Press release

The Facade Commission: Carol Bove, The séances aren't helping
Artist's Statement

 

ARTIST'S STATEMENT

What is an architecturally appropriate addition to the statuary niches of the Met’s facade, which have been left empty for over a hundred years? 

In a grand undertaking, an architect’s ambition might spur them to take on more than what can be accomplished under their own direction, transmitting optimism and exuberant trust to younger generations, along with their unfinished projects. Such is the case at The Met. Careful inspection of the building yields a number of surprising unfinished details.

The original architects would have seen revivals of classical Greek architectural forms stretching back for thousands of years and would have had no reason to think this sturdy and flexible language wouldn’t continue to serve.

But from our current perspective, to fill the niches pretending that modernism never happened and to make the sculptures—or rather, statues—the original architects envisioned would be to defraud the viewer. We were always here, the sculptures would appear to say. The authentic gesture should contain the knowledge of modernism and, ideally, frame this ostensible break with tradition to make it understood as both continuous with the Western classical tradition and a repudiation of traditional forms. 
 
The four sculptures sit impolitely in the niches, a little too close to the building’s front. Too big for the pedestals themselves, they claim the face of the building for a frame. With the understanding that many people see the facade from a car, five-foot-wide mirrored disks (matching the diameter of the Museum’s pillars and the portrait medallions) occupy each of the niches and are pushed toward the front of the facade to create a rhythmic pattern for a viewer traveling downtown. The crisp aluminum circles are supported by crushed and crumpled stainless-steel tubes that have been shaped by incredible force but belie the process to look light and improvised—doodles produced by playing with Art Deco forms and lighthearted cartooning. When encountered on foot, the tubes gain importance and the sculptures become individualized, like colossal figures.
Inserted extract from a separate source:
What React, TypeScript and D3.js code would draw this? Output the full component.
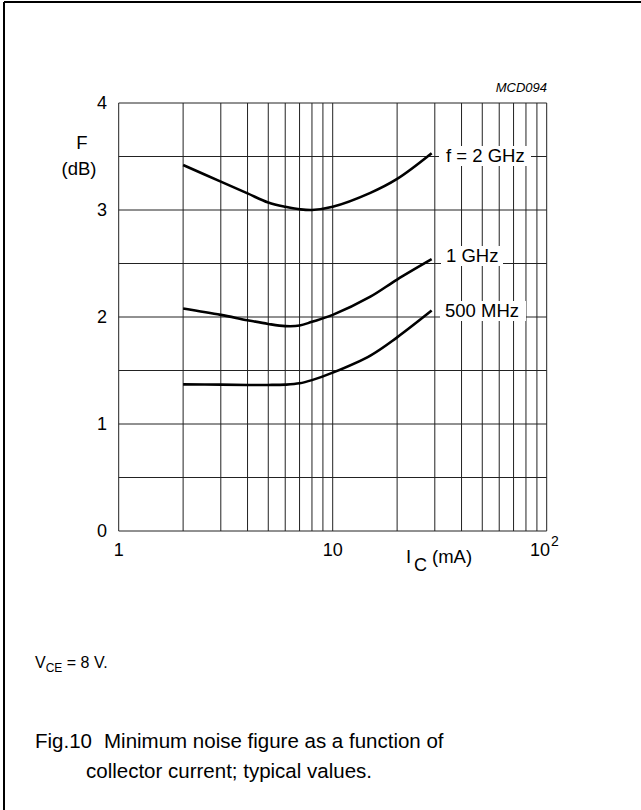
import React from "react";
import * as d3 from "d3";

const current = [2, 3, 4, 5, 6, 7, 8, 10, 15, 20, 29];
const f2GHz = [3.42, 3.265, 3.155, 3.07, 3.03, 3.007, 3.0, 3.03, 3.16, 3.29, 3.53];
const f1GHz = [2.08, 2.02, 1.97, 1.935, 1.915, 1.92, 1.955, 2.02, 2.19, 2.35, 2.54];
const f500MHz = [1.37, 1.368, 1.365, 1.365, 1.368, 1.38, 1.41, 1.48, 1.64, 1.81, 2.06];
const seriesLabels = ["f = 2 GHz", "1 GHz", "500 MHz"];
const yTicks = [0, 1, 2, 3, 4];
const yGrid = [0, 0.5, 1, 1.5, 2, 2.5, 3, 3.5, 4];
const xGrid = [1, 2, 3, 4, 5, 6, 7, 8, 9, 10, 20, 30, 40, 50, 60, 70, 80, 90, 100];

const FONT = "'Liberation Sans', Arial, Helvetica, sans-serif";

export default function App() {
  const x = d3.scaleLog().domain([1, 100]).range([118.7, 546.7]);
  const y = d3.scaleLinear().domain([0, 4]).range([531, 103]);
  const line = d3
    .line<[number, number]>()
    .x((d) => x(d[0]))
    .y((d) => y(d[1]))
    .curve(d3.curveCatmullRom.alpha(0.5));
  const series = [f2GHz, f1GHz, f500MHz];
  const labelPos = [
    { lx: 446, ly: 162, rx: 439, rw: 92 },
    { lx: 446, ly: 262, rx: 441, rw: 62 },
    { lx: 445, ly: 317, rx: 440, rw: 86 },
  ];
  return (
    <svg
      width={641}
      height={810}
      style={{ position: "absolute", left: 0, top: 0, background: "#fff" }}
      fontFamily={FONT}
    >
      <rect x={0} y={0} width={641} height={810} fill="#fff" />
      {/* frame */}
      <line x1={4} y1={2} x2={641} y2={2} stroke="#000" strokeWidth={2} />
      <line x1={4} y1={2} x2={4} y2={810} stroke="#000" strokeWidth={2} />

      {/* grid */}
      {yGrid.map((v) => (
        <line
          key={"h" + v}
          x1={x(1)}
          x2={x(100)}
          y1={y(v)}
          y2={y(v)}
          stroke="#222"
          strokeWidth={1}
        />
      ))}
      {xGrid.map((v) => (
        <line
          key={"v" + v}
          x1={x(v)}
          x2={x(v)}
          y1={y(0)}
          y2={y(4)}
          stroke="#222"
          strokeWidth={1}
        />
      ))}

      {/* series labels with white background */}
      {seriesLabels.map((t, i) => (
        <g key={t}>
          <rect
            x={labelPos[i].rx}
            y={labelPos[i].ly - 16}
            width={labelPos[i].rw}
            height={20}
            fill="#fff"
          />
          <text x={labelPos[i].lx} y={labelPos[i].ly} fontSize={18.5} fill="#000">
            {t}
          </text>
        </g>
      ))}

      {/* curves */}
      {series.map((s, i) => (
        <path
          key={i}
          d={line(current.map((c, j) => [c, s[j]] as [number, number])) || ""}
          fill="none"
          stroke="#000"
          strokeWidth={2.6}
        />
      ))}

      {/* y ticks */}
      {yTicks.map((v) => (
        <text
          key={"yt" + v}
          x={107}
          y={y(v) + 6}
          textAnchor="end"
          fontSize={18}
        >
          {v}
        </text>
      ))}
      <text x={82} y={149} textAnchor="middle" fontSize={18.5}>
        F
      </text>
      <text x={79} y={175} textAnchor="middle" fontSize={18.5}>
        (dB)
      </text>

      {/* x ticks */}
      <text x={x(1)} y={556} textAnchor="middle" fontSize={18}>
        1
      </text>
      <text x={x(10)} y={556} textAnchor="middle" fontSize={18}>
        10
      </text>
      <text x={530} y={556} fontSize={18}>
        10
      </text>
      <text x={551} y={546} fontSize={14}>
        2
      </text>
      <text x={406} y={563} fontSize={18.5}>
        I
      </text>
      <text x={414} y={571} fontSize={18}>
        C
      </text>
      <text x={432} y={563} fontSize={18.5}>
        (mA)
      </text>

      <text x={547} y={92} textAnchor="end" fontSize={13} fontStyle="italic">
        MCD094
      </text>

      {/* conditions */}
      <text x={35} y={668} fontSize={16}>
        V
        <tspan fontSize={12} dy={4}>
          CE
        </tspan>
        <tspan dy={-4}> = 8 V.</tspan>
      </text>

      {/* caption */}
      <text x={35} y={748} fontSize={20.5}>
        Fig.10
      </text>
      <text x={104} y={748} fontSize={20.5}>
        Minimum noise figure as a function of
      </text>
      <text x={86} y={778} fontSize={20.5}>
        collector current; typical values.
      </text>
    </svg>
  );
}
As I was thinking through this proposal over the last year, Walter Benjamin’s “angel of history” came to mind: 

His face is turned toward the past. Where we perceive a chain of events, he sees one single catastrophe which keeps piling wreckage upon wreckage and hurls it in front of his feet. The angel would like to stay, awaken the dead, and make whole what has been smashed. But a storm is blowing from Paradise; it has got caught in his wings with such violence that the angel can no longer close them. This storm irresistibly propels him into the future to which his back is turned, while the pile of debris before him grows skyward. This storm is what we call progress.

With this commission, modernism is the stratum directly on top of the building. If we imagine all of the sedimentary historical layers suggested by the facade as transparent, we see through modernism, through the nineteenth-century Beaux-Arts revival, through the Renaissance, classical antiquity, and possibly even earlier. When the disks catch the sun as it rises, it might recall a dazzling Egyptian temple.

Looking back further still, the reflective disks are like Neolithic architecture, not materially, but in terms of function. They register periodic alignments in the cyclical interaction of the sun and earth, a reminder that scale—in space and in time—is always relative.